— MATERIAL SUPPLIED —
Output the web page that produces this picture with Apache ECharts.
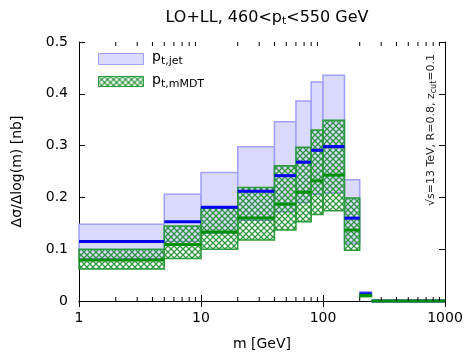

* * *

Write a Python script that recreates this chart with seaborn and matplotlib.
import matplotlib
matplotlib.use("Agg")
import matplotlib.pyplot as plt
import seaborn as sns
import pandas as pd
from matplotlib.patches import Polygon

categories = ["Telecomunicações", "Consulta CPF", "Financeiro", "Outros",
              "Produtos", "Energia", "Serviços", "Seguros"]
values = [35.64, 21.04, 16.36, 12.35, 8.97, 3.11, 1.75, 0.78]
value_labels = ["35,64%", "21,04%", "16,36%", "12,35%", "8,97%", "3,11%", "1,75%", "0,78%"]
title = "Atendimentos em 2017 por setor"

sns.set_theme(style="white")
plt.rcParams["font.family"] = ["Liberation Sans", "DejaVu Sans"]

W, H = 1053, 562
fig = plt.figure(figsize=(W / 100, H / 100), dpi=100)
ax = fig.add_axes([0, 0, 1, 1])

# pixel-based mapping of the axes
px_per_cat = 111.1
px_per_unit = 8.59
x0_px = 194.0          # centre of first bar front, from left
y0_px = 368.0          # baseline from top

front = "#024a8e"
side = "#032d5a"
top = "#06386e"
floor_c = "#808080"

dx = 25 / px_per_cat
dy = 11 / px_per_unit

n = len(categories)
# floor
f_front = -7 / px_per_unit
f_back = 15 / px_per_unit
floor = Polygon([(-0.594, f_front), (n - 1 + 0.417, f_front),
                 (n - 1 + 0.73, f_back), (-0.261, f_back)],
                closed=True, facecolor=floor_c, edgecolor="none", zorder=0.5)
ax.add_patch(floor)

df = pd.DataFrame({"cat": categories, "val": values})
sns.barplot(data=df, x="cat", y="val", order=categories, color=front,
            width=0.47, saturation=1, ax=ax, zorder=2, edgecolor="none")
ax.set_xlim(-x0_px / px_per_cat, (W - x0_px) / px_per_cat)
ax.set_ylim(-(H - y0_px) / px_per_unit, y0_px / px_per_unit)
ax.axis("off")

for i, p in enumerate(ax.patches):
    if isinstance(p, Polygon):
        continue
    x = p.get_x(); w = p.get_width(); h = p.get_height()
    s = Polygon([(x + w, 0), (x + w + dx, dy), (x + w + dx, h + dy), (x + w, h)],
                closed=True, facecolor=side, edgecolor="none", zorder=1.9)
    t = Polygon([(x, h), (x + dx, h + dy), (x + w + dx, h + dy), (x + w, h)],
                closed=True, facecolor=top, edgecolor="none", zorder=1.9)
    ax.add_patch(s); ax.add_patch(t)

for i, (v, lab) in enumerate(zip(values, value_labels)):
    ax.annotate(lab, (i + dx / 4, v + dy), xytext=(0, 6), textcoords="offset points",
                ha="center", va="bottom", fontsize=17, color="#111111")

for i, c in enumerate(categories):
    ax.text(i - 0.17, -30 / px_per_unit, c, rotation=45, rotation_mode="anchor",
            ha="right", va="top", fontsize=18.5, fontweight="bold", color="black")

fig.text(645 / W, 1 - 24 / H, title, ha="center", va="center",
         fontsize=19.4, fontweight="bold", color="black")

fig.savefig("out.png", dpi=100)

— THE TASK —
Pull out each line of the listing that holds the string "with".

— TASK OUTPUT —
Output the web page that produces this picture with Apache ECharts.
Write a Python script that recreates this chart with seaborn and matplotlib.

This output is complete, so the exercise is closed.